_WHAT THE EXERCISE ASKS_
Count every line that has the word "this". Give the number, without anything more.

Stored items:

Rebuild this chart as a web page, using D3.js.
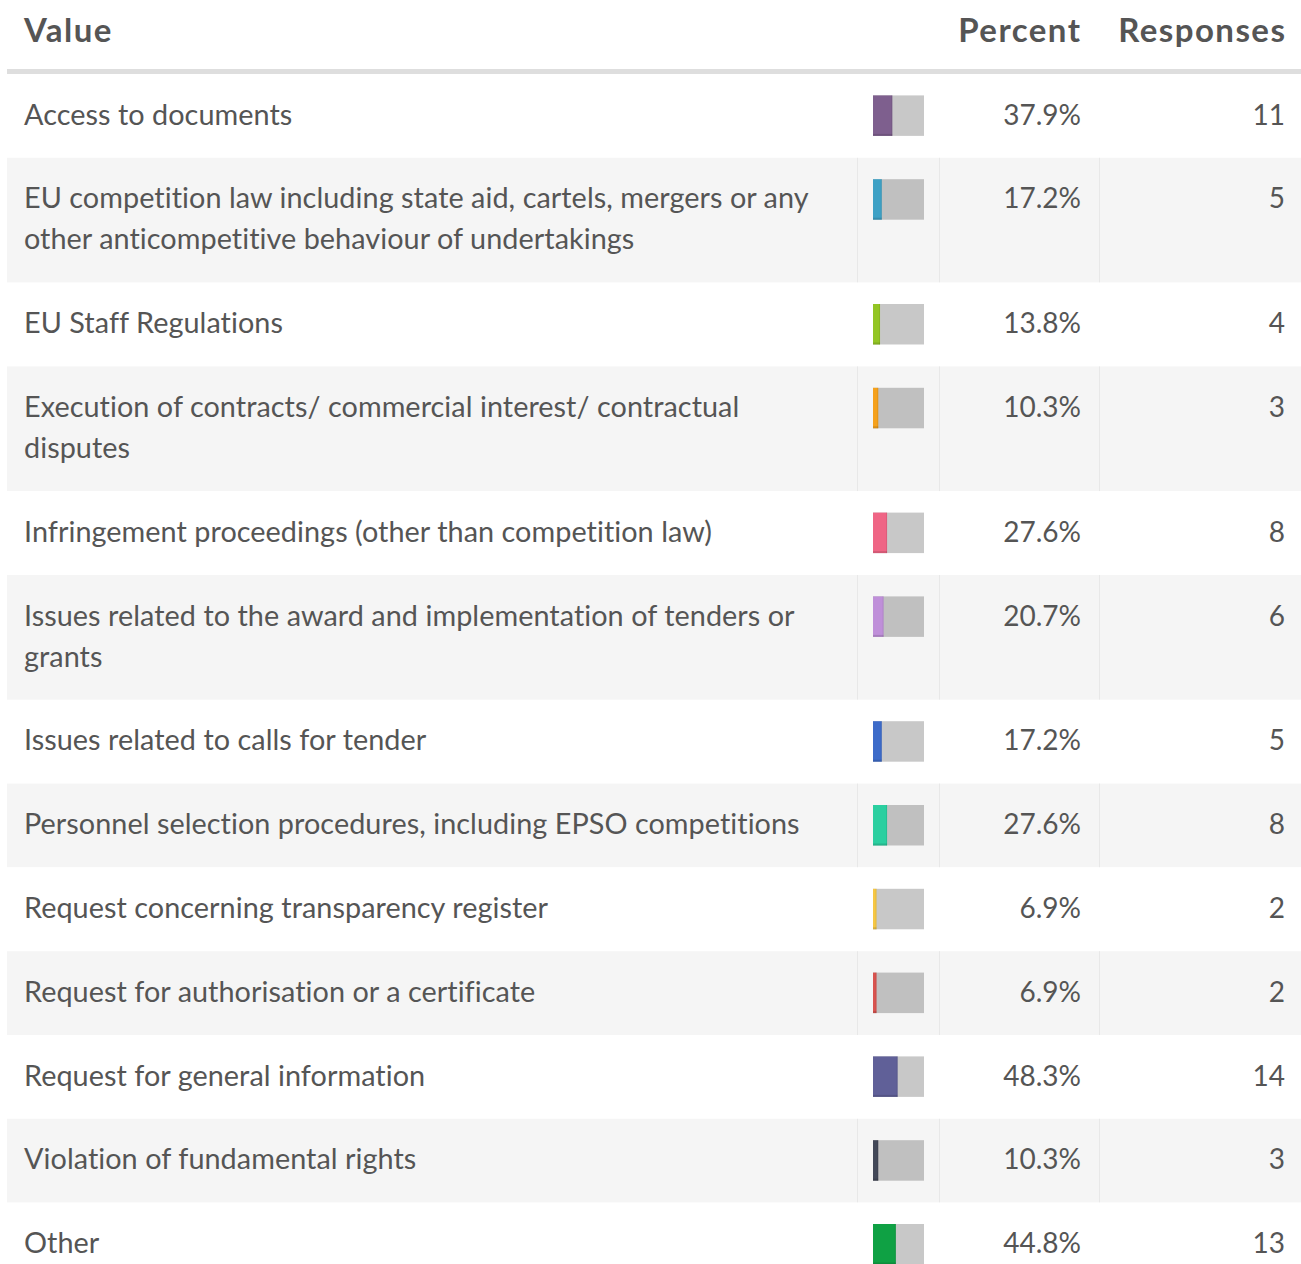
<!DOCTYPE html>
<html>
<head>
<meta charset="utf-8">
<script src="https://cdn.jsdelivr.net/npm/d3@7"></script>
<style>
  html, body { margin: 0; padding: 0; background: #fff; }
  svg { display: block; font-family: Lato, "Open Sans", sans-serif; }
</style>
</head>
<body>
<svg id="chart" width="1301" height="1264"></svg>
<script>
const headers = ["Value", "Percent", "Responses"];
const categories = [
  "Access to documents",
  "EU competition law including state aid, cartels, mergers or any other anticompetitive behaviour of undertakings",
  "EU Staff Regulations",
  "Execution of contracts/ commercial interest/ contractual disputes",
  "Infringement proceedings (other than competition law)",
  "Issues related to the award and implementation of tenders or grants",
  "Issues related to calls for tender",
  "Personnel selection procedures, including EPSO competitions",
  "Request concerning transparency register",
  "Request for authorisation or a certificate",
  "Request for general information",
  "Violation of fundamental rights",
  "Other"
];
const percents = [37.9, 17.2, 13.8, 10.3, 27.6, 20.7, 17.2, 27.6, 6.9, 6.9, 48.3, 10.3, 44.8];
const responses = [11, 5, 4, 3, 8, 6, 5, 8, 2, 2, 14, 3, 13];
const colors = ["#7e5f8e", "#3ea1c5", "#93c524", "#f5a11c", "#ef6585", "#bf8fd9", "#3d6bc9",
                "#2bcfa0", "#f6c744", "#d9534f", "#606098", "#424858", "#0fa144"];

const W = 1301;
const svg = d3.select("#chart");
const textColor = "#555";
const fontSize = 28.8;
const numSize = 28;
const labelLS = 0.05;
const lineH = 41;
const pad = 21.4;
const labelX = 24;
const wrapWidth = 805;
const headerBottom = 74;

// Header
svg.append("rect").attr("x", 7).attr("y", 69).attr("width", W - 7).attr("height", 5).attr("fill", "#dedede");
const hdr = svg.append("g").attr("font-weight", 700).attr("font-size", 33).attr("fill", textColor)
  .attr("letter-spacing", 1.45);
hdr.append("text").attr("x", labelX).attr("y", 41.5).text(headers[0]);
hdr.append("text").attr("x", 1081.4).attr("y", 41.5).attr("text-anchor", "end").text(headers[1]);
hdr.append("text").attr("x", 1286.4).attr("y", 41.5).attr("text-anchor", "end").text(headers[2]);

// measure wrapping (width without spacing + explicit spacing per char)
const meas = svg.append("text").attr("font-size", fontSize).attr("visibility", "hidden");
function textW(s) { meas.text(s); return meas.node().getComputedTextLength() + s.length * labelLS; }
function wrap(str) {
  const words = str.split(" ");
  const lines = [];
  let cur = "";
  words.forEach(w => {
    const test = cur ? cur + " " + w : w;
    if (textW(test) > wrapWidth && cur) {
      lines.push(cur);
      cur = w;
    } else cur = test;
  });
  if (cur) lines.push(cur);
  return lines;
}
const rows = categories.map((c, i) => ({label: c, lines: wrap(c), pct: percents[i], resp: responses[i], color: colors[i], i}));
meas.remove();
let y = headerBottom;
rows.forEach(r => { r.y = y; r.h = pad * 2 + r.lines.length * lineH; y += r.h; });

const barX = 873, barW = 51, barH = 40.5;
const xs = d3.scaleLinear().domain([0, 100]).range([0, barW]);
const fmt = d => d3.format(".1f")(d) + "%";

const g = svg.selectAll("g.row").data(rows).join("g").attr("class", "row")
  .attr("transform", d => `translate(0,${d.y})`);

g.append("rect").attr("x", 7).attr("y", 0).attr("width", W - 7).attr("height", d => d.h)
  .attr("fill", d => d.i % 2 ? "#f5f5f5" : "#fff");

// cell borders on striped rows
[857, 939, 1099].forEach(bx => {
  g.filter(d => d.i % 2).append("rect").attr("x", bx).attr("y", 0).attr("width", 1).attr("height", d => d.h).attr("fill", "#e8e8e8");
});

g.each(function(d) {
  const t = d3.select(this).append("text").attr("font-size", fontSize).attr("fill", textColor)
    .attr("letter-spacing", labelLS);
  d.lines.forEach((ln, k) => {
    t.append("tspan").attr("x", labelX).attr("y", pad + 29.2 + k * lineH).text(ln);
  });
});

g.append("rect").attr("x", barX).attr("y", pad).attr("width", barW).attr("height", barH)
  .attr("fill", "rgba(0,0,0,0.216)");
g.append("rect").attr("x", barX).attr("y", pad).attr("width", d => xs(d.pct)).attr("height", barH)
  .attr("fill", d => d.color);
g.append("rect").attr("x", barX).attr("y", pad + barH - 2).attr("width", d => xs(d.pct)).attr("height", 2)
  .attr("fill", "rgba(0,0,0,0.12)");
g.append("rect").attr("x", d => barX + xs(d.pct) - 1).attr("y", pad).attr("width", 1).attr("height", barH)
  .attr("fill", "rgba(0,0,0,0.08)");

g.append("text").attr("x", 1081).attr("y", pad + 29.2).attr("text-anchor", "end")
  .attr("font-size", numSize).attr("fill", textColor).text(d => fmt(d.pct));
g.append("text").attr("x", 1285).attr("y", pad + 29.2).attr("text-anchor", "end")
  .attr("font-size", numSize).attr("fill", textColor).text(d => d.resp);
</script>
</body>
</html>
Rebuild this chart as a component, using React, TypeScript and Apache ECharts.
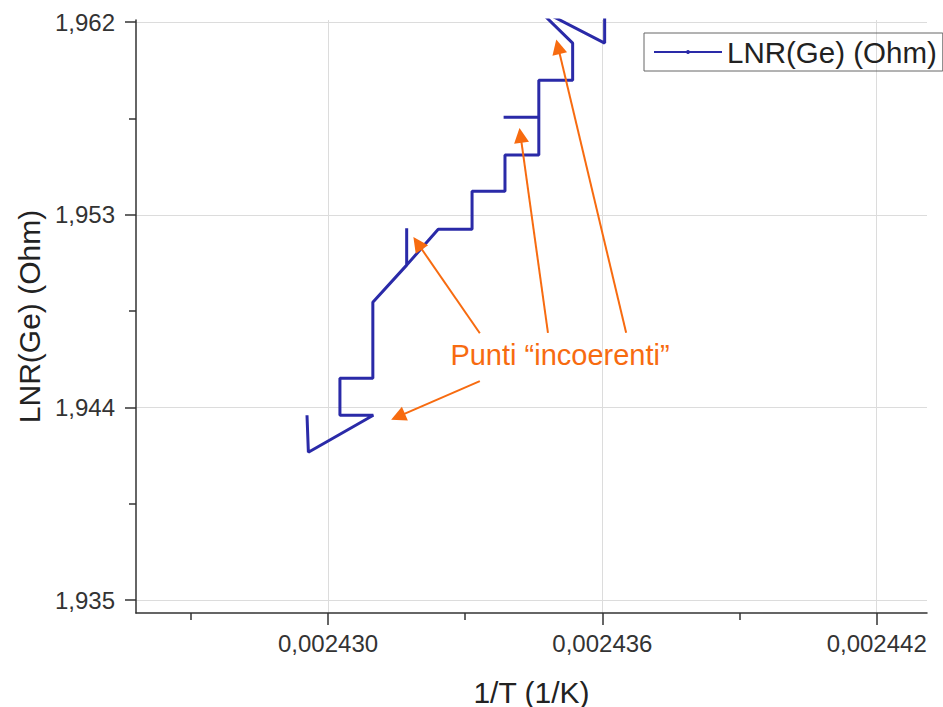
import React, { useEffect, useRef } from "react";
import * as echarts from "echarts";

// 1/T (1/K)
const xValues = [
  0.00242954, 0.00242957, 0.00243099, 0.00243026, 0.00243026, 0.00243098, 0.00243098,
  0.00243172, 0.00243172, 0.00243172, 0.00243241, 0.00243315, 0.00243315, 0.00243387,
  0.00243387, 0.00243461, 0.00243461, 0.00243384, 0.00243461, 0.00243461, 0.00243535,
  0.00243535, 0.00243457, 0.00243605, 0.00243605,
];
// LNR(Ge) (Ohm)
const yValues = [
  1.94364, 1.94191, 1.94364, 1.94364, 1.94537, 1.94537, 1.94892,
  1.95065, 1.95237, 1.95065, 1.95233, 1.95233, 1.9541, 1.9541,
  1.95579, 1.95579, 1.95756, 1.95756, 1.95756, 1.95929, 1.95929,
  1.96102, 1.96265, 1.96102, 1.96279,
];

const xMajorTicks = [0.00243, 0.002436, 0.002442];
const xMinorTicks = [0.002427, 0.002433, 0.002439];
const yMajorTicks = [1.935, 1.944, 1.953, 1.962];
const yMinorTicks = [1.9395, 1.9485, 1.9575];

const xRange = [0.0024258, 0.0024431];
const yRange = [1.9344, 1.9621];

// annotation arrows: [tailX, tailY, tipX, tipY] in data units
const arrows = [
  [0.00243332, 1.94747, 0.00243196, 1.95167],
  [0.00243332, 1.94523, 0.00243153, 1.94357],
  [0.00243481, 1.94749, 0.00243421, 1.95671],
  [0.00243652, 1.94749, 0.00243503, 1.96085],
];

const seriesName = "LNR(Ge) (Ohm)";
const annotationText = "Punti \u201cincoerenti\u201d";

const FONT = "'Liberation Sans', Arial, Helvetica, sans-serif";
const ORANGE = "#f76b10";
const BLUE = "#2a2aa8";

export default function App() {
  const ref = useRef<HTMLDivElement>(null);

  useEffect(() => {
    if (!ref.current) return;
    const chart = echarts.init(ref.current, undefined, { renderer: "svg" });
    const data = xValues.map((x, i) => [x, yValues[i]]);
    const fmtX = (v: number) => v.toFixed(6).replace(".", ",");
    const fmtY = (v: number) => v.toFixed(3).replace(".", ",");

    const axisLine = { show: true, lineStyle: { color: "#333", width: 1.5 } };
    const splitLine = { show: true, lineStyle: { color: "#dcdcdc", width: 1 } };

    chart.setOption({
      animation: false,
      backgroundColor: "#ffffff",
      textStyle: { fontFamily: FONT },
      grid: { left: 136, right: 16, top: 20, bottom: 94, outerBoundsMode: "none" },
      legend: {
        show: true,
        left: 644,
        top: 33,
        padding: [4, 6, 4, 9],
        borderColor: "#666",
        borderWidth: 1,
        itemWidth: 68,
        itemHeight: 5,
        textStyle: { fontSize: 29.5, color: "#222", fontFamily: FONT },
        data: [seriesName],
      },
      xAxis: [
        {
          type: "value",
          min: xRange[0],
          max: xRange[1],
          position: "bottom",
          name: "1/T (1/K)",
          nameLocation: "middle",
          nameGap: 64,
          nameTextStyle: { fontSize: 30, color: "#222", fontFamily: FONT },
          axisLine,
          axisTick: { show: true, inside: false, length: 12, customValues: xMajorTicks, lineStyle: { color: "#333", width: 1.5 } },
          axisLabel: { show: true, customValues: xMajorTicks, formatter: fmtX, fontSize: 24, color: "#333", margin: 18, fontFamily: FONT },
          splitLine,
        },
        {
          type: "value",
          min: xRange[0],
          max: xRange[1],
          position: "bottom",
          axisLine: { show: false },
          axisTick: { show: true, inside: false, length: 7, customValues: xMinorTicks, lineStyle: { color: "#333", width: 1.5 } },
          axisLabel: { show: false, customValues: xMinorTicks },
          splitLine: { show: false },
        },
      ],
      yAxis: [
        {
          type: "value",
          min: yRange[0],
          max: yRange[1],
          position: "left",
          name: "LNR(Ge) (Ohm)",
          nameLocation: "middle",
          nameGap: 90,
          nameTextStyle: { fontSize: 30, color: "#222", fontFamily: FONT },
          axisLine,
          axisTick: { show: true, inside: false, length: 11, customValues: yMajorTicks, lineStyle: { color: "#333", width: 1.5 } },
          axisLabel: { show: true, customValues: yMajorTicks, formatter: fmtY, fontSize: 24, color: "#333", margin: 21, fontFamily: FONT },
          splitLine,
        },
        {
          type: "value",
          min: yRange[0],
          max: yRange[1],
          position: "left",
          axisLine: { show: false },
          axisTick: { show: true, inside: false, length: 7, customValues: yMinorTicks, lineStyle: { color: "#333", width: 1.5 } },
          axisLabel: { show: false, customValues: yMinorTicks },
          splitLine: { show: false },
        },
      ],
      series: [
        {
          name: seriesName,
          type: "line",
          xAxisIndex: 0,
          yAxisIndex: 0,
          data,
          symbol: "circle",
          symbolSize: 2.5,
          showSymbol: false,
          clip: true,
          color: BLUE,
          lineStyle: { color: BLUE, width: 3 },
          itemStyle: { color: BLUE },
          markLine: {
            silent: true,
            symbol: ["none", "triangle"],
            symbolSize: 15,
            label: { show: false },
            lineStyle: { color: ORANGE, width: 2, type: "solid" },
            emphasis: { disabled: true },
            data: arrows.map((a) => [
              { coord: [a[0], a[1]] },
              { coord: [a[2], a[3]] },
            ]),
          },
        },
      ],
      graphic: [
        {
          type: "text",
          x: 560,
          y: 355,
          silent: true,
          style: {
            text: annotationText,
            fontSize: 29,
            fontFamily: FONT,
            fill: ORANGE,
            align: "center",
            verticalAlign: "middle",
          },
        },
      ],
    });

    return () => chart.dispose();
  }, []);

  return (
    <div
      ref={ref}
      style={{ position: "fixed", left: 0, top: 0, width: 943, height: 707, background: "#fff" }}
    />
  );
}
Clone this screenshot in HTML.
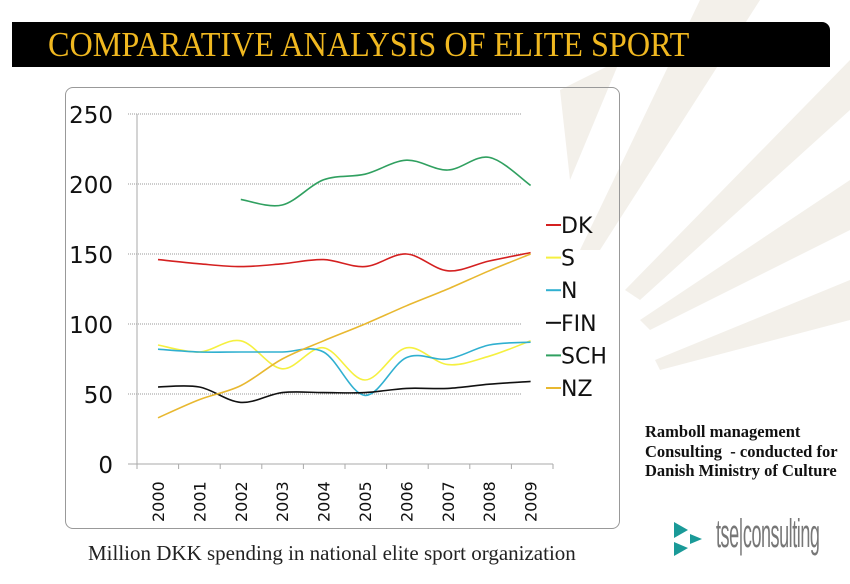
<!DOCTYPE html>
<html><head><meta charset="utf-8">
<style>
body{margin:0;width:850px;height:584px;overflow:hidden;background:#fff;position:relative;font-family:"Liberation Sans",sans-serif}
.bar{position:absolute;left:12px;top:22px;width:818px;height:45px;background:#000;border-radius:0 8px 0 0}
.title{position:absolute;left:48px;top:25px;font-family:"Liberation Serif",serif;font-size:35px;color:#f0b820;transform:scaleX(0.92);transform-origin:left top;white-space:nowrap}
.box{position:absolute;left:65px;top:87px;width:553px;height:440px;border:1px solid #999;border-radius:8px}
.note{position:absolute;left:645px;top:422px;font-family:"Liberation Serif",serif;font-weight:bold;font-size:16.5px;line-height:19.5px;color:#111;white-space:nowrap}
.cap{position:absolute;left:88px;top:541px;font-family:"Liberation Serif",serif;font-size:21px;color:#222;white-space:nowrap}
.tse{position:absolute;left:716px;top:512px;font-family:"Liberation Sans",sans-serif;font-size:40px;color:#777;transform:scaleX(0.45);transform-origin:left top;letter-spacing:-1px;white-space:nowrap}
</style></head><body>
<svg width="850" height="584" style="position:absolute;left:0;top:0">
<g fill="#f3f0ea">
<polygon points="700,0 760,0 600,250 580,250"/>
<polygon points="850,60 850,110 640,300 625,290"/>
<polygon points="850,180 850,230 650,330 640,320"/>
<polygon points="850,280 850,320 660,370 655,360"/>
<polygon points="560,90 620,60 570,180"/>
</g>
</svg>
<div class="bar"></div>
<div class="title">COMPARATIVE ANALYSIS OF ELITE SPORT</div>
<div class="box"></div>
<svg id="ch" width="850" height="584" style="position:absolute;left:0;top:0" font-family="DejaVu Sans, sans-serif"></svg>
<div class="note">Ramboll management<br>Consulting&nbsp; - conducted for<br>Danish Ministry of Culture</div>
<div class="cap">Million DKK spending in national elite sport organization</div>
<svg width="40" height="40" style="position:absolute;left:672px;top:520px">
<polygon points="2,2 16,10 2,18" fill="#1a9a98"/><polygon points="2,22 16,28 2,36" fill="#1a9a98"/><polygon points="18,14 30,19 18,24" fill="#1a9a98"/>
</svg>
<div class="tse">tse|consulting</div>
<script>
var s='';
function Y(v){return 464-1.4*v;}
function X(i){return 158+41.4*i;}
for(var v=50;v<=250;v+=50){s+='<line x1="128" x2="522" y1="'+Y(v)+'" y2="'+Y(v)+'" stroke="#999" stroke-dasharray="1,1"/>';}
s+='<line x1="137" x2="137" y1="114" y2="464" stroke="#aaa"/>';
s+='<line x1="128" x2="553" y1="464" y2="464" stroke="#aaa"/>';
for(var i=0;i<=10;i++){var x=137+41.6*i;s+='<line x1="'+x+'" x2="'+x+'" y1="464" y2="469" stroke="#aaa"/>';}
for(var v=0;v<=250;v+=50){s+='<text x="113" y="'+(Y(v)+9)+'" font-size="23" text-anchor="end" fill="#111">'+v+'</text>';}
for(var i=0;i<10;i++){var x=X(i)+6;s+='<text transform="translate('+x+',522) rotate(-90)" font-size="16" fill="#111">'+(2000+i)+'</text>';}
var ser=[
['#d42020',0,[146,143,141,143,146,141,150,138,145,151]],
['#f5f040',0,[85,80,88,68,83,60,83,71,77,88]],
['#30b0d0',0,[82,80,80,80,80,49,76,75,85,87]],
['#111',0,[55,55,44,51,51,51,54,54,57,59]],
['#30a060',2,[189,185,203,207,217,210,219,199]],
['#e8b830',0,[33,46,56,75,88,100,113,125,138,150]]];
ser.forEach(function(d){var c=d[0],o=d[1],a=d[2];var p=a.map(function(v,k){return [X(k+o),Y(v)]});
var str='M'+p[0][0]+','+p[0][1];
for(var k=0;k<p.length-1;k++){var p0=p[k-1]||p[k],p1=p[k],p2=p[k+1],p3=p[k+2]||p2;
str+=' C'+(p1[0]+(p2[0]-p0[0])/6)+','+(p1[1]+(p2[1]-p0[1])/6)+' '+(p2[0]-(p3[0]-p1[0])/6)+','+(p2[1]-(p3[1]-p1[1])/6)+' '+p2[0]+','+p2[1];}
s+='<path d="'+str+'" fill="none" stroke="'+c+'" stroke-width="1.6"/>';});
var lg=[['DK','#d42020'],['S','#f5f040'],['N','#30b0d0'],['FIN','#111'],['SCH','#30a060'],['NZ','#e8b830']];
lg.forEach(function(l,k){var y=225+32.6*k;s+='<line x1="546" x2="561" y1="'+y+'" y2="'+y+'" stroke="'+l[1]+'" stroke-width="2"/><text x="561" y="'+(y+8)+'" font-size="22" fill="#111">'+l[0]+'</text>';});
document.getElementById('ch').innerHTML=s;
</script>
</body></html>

_FULL RESPONSE_
4